Testy przewidywały rzucanie kostką i przekazywanie na podstawie jej wskazań pieniędzy dla siebie i najbliższego otoczenia lub dla bliżej niesprecyzowanych współwyznawców. Co ważne, uczestnicy mogli oszukiwać. Co się okazało? Wyznający wiarę w jednego Boga, który wszystko wie i oczekuje moralnych postaw, przeznaczali na dalekich współwyznawców dużo więcej pieniędzy, nawet 5-krotnie więcej, niż ci, których religia dawała im - powiedzmy - większą swobodę. Zdaniem autorów pracy, ten mechanizm miał kiedyś istotne znaczenie dla tworzenia się społeczeństw. Ułatwiał bowiem współpracę w obrębie większych zbiorowości, z ludźmi spoza rodziny i najbliższego otoczenia.

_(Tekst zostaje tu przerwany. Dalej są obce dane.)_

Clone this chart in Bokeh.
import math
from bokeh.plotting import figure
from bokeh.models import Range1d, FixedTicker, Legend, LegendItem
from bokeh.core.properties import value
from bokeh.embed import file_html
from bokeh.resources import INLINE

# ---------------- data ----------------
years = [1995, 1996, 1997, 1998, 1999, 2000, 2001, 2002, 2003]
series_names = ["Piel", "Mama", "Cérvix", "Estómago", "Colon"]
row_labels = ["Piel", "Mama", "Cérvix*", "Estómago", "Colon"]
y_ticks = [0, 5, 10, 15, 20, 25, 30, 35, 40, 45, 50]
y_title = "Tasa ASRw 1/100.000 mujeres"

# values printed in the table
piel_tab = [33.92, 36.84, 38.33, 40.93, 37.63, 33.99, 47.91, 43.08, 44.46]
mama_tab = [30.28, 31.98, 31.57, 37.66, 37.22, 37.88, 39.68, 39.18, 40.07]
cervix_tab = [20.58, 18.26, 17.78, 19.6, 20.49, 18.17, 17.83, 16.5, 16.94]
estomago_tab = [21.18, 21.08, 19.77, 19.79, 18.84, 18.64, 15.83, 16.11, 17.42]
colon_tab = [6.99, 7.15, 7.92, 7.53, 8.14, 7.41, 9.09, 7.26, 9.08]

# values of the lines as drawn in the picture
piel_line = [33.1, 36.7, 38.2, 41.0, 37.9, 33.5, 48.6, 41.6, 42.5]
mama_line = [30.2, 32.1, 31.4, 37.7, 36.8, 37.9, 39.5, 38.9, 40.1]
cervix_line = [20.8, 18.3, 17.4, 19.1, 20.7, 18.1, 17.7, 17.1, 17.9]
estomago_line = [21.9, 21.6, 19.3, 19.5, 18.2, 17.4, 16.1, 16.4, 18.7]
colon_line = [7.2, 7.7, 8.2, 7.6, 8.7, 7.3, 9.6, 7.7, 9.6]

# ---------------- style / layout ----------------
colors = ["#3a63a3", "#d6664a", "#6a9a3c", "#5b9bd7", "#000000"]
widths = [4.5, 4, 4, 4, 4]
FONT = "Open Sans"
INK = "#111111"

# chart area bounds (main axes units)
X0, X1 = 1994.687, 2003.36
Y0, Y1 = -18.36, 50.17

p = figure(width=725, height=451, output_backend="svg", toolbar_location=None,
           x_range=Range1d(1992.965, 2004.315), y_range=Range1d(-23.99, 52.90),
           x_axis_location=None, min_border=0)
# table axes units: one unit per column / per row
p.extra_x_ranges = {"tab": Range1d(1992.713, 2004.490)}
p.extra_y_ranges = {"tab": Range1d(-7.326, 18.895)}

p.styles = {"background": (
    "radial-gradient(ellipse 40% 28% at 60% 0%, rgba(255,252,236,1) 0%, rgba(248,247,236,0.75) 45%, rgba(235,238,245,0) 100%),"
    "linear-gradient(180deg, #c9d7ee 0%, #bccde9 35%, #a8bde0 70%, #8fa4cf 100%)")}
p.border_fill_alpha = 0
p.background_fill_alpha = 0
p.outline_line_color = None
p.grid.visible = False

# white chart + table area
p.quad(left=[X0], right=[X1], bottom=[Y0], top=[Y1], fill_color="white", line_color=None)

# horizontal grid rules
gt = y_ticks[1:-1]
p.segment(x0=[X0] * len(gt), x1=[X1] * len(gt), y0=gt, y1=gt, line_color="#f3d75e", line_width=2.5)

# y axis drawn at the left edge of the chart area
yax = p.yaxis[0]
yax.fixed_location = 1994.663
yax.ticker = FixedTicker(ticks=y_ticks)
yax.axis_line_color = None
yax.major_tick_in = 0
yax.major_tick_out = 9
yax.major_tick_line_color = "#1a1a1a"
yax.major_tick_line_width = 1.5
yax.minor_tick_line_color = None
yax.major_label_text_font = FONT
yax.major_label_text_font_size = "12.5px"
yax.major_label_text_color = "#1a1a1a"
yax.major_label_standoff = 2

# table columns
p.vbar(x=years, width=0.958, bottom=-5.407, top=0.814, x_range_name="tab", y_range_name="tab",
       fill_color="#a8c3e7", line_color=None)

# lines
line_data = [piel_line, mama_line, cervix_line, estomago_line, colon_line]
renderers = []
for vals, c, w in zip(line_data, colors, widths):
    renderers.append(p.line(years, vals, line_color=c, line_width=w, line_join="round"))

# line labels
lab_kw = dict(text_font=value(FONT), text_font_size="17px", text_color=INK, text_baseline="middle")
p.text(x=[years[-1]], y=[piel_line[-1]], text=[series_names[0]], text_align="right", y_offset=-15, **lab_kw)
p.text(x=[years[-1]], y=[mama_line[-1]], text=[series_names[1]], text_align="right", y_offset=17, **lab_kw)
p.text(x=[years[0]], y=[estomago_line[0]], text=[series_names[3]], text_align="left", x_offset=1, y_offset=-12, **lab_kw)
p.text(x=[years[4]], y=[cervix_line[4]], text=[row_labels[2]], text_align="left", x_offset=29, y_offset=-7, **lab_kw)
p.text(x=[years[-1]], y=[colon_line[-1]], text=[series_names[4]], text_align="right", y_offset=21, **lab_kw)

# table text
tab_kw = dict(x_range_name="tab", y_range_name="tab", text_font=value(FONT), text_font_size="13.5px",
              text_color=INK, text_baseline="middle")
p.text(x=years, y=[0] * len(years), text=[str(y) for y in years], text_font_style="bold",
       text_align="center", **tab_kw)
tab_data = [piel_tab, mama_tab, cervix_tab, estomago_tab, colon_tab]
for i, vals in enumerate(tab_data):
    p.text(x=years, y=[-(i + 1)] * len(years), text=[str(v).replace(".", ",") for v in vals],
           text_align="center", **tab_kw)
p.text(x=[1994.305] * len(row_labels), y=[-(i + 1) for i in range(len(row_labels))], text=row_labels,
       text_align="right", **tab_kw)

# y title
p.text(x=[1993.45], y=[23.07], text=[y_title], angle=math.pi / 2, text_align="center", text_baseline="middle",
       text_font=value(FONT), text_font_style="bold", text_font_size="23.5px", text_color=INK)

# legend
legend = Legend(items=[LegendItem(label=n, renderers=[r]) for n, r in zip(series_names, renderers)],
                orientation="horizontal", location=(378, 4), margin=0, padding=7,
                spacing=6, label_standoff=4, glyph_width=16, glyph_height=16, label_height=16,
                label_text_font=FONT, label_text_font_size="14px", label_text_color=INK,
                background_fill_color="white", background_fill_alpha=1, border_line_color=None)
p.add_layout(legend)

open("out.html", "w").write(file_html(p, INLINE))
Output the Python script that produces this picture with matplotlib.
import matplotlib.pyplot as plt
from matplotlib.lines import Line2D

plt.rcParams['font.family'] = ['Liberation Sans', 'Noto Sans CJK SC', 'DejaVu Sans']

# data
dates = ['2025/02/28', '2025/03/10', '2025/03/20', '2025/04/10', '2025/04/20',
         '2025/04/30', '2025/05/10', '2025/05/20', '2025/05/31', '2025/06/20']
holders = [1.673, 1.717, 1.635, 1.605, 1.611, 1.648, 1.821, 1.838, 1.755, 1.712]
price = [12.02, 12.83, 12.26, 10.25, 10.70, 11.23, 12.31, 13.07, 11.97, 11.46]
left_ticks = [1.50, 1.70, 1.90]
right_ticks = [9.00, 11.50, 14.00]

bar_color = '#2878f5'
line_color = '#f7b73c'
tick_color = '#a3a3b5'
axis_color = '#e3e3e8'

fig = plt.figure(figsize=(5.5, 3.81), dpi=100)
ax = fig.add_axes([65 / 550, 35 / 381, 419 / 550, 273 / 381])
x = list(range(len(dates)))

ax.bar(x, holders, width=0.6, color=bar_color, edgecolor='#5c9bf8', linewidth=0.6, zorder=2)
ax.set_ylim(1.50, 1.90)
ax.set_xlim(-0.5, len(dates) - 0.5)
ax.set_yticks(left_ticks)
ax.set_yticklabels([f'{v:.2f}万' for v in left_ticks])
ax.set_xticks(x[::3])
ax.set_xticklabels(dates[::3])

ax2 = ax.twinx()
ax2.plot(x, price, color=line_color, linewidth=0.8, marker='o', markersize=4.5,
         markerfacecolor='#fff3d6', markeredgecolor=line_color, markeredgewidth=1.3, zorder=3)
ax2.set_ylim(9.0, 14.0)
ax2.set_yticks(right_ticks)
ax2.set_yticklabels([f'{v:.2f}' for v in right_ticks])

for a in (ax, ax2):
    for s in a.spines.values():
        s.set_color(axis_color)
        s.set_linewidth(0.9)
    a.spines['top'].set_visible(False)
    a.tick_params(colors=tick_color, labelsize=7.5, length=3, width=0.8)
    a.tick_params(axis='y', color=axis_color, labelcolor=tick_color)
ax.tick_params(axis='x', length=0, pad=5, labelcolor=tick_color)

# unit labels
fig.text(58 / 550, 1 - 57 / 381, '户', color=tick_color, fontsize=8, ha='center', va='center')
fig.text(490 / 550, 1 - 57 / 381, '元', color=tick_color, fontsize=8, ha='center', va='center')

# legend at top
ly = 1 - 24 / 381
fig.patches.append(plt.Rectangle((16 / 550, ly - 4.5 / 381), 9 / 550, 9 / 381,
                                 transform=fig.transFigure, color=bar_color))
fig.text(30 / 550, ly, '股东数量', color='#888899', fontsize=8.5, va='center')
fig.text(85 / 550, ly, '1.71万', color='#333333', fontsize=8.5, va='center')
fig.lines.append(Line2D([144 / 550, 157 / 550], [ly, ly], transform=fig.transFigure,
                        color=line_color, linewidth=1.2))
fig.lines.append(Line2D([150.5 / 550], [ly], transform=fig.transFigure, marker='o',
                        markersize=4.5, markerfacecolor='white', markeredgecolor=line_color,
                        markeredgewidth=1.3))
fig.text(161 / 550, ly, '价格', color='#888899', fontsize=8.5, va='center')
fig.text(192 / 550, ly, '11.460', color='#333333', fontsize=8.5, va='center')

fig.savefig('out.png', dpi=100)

Obecna publikacja to rozwinięcie wcześniejszych badań, których wyniki opublikowało w 2010 roku czasopismo "Science". Autorzy tamtej pracy, w tym jeden ze współautorów obecnej publikacji, stwierdzili, że to rozwój handlu i pojawienie się wielkich religii sprawiły, że ludzie przestali się zamykać w małych plemiennych grupach i zaczęli współpracować także z obcymi. To miało tłumaczyć, skąd wzięło się zaufanie między ludźmi, którzy się nie znają, sprzeczne z pierwotnym instynktem nakazującym współpracę tylko ze swoimi i nieufność wobec obcych. Zdaniem autorów tamtej publikacji, handel i płynące z niego korzyści pokazały, że warto współpracować z obcymi, religie zaś budowały wspólne pojęcia sprawiedliwości i uczciwości w szerszych niż plemienne grupach.
Żyjemy w czasach, gdy handel, owszem, ma się świetnie, ma być coraz bardziej wolny i globalny. Co innego religia. Zapotrzebowanie na nią, przynajmniej w kierowniczych kręgach Unii Europejskiej, spada. Można chyba nawet postawić i obronić tezę, że autorzy "europejskiego projektu" gorączkowo próbują się jej pozbyć, nie tylko nie wpisując odniesień do niej do konstytucji europejskiej, ale przede wszystkim utrudniając kierowanie się względami religijnymi w życiu publicznym. Wielokrotnie pisałem już o tym, że to droga donikąd. Te kolejne, tym razem naukowe doniesienia dają tu kolejne argumenty.
Badania naukowe - czy to społeczne, czy neurologiczne - pokazują coraz wyraźniej, że przeciętny człowiek w swoim życiu zwykle religii potrzebuje, że w istotny sposób pomaga mu ona uporządkować świat i swoje życie. Zwolennicy wyrugowania chrześcijaństwa z Europy oczywiście zdają sobie z tego sprawę. Realizowany na naszych oczach projekt zmierza więc nie tyle w stronę uwolnienia ludzi od "opium dla ludu", ile zastąpienia religii innym mechanizmem dyscyplinującym. Najprostsze oczywiście byłoby podporządkowanie swoim interesom takiego czy innego Kościoła, ale jeśli okaże się to niemożliwe, zawsze można próbować zbudować jakąś alternatywę.
System rozmaitych politycznych poprawności i praw człowieka rozumianych jako arbitralnie narzucane, modne w danej chwili prawa równych i równiejszych właśnie temu służy. Niepostrzeżenie sprawia, że osoby, którym nie po drodze z instytucjonalnymi Kościołami, dają się przekonać, że rozmaite rady, komisje i fundacje, nieodwołujące się już do żadnych uniwersalnych wartości, będą dbać o ich wolność zdecydowanie lepiej. Że nam wszystkim będzie lepiej, gdy z przekonaniami religijnymi schowamy się w domu. To złudna nadzieja, która się nie spełni. Nie dajmy się robić w konia.